After all I concatenate the String in a loop where I take care not to concatenate the ones I wanted to delete. That’s the way I go.

and I was not?

npalardy · 23 October 2022 23:25

as always there are many ways to skin a cat

sometimes the criteria to decide which way to use isn’t present in the original question

if the file is 5 lines I wouldn’t get hung up about read it all in split it manipulate it in an array and spit it back out

5000 lines I might start to consider alternatives

5000000 lines yeah I would

but that detail isn’t in the original post

bgrommes · 24 October 2022 00:29

Thanks. In general I consider that there tends to be many lurkers for every actual poster, and when a general principle can be put forth, that is what will help the most people over time. In my experience string concatenation / allocation can be a real performance sink as an app grows (doubtless I’m influenced by the fact that I’ve worked on a lot of text processing-heavy apps in my time) and it’s easy to keep this in mind when forming habits of coding and design without making code more complicated, even in the short run.

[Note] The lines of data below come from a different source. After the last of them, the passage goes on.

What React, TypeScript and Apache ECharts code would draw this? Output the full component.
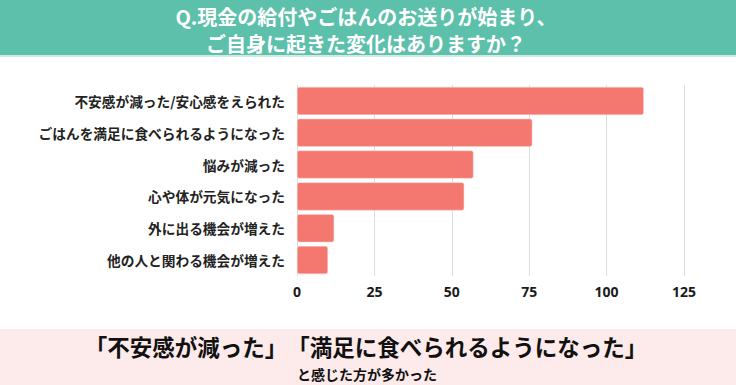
import React, { useEffect, useRef } from "react";
import * as echarts from "echarts";

const categories = [
  "不安感が減った/安心感をえられた",
  "ごはんを満足に食べられるようになった",
  "悩みが減った",
  "心や体が元気になった",
  "外に出る機会が増えた",
  "他の人と関わる機会が増えた",
];
const values = [112, 76, 57, 54, 12, 10];
const titleLines = ["Q.現金の給付やごはんのお送りが始まり、", "ご自身に起きた変化はありますか？"];
const footerMain = "「不安感が減った」　「満足に食べられるようになった」";
const footerSub = "と感じた方が多かった";

const JP = "'Noto Sans CJK JP', 'Noto Sans', sans-serif";

export default function App() {
  const ref = useRef<HTMLDivElement>(null);
  useEffect(() => {
    if (!ref.current) return;
    const chart = echarts.init(ref.current, null, { renderer: "svg" });
    chart.setOption({
      animation: false,
      backgroundColor: "#ffffff",
      grid: { left: 297, right: 52, top: 85, bottom: 109, containLabel: false },
      xAxis: {
        type: "value",
        min: 0,
        max: 125,
        interval: 25,
        axisLine: { show: false },
        axisTick: { show: false },
        splitLine: { show: true, lineStyle: { color: "#dddddd", width: 1 } },
        axisLabel: {
          color: "#1a1a1a",
          fontSize: 14,
          fontWeight: "bold",
          fontFamily: "'Open Sans', sans-serif",
          margin: 8,
        },
      },
      yAxis: {
        type: "category",
        data: categories,
        inverse: true,
        axisLine: { show: false },
        axisTick: { show: false },
        splitLine: { show: false },
        axisLabel: {
          color: "#222222",
          fontSize: 13.7,
          fontWeight: "bold",
          fontFamily: JP,
          margin: 12,
        },
      },
      series: [
        {
          type: "bar",
          data: values,
          barCategoryGap: "12%",
          itemStyle: {
            color: "#f47870",
            borderRadius: 2,
            borderColor: "#fbd3cf",
            borderWidth: 0.5,
          },
        },
      ],
      graphic: [
        { type: "rect", left: 0, top: 0, shape: { x: 0, y: 0, width: 736, height: 55 }, style: { fill: "#5cc0aa" }, silent: true },
        { type: "rect", left: 0, top: 55, shape: { x: 0, y: 0, width: 736, height: 2 }, style: { fill: "#cfece4" }, silent: true },
        {
          type: "text",
          x: 366,
          y: 16,
          style: { text: titleLines[0], fill: "#ffffff", font: `bold 20px ${JP}`, align: "center", verticalAlign: "middle" },
        },
        {
          type: "text",
          x: 366,
          y: 43,
          style: { text: titleLines[1], fill: "#ffffff", font: `bold 20px ${JP}`, align: "center", verticalAlign: "middle" },
        },
        { type: "rect", left: 0, top: 329, shape: { x: 0, y: 0, width: 736, height: 56 }, style: { fill: "#fdeaea" }, silent: true },
        {
          type: "text",
          x: 366,
          y: 346,
          style: { text: footerMain, fill: "#111111", font: `bold 22.5px ${JP}`, align: "center", verticalAlign: "middle" },
        },
        {
          type: "text",
          x: 367,
          y: 374,
          style: { text: footerSub, fill: "#111111", font: `bold 14px ${JP}`, align: "center", verticalAlign: "middle" },
        },
      ],
    });
    return () => chart.dispose();
  }, []);
  return (
    <div
      ref={ref}
      style={{ position: "fixed", left: 0, top: 0, width: 736, height: 385 }}
    />
  );
}
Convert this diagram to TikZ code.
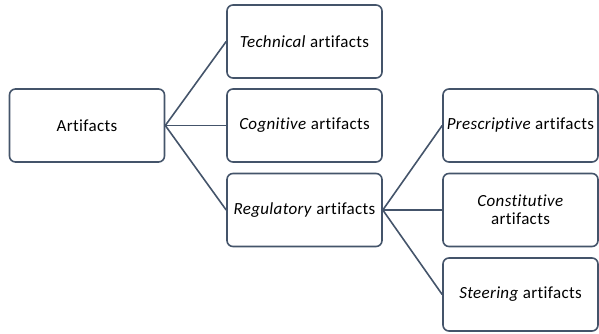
\documentclass[tikz,border=0pt]{standalone}
\usepackage{fontspec}
\setmainfont[Ligatures=NoCommon,LetterSpace=2]{Carlito}
\definecolor{edge}{HTML}{44546A}
\begin{document}
\begin{tikzpicture}[x=1pt,y=-1pt,
  box/.style={draw=edge, line width=1.6pt, rounded corners=6pt, fill=white,
    minimum width=155pt, minimum height=73pt, align=center, font=\fontsize{17}{18}\selectfont, inner sep=2pt},
  link/.style={draw=edge, line width=1.6pt}]
\useasboundingbox (0,0) rectangle (599,333);
\node[box] (art) at (87,125.5) {Artifacts};
\node[box] (tech) at (304.5,41.5) {\textit{Technical} artifacts};
\node[box] (cog) at (304.5,125.5) {\textit{Cognitive} artifacts};
\node[box] (reg) at (304.5,210) {\textit{Regulatory} artifacts};
\node[box] (pre) at (520.5,125.5) {\textit{Prescriptive} artifacts};
\node[box] (con) at (520.5,210) {\textit{Constitutive}\\artifacts};
\node[box] (ste) at (520.5,294.5) {\textit{Steering} artifacts};
\draw[link] (art.east) -- (tech.west);
\draw[link] (art.east) -- (cog.west);
\draw[link] (art.east) -- (reg.west);
\draw[link] (reg.east) -- (pre.west);
\draw[link] (reg.east) -- (con.west);
\draw[link] (reg.east) -- (ste.west);
\end{tikzpicture}
\end{document}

I also try to give advice I’d have appreciated getting in the same circumstance. I still remember what it was like to learn the craft. You don’t always see the tradeoffs. That comes with experience.

You are correct that the points I raised are only going to get noticed on hot paths, but as code evolves, you can never be sure what will end up on a hot path by being called thousands of times iterating through stuff. If you can avoid multiple copies of the same data all over the heap today, it will be less to mop up tomorrow.

In any case the OP is, as always, free to do whatever they think best. If they’re manipulating some self-limiting small file like a config file, then likely no one will ever notice the implementation was brute-forced and I’m not here to dictate anyone’s priorities or esthetic sense of their code or what feels most intuitive to them. I can only share my experiences and practices for what they are worth – generally, $0.02 plus inflation.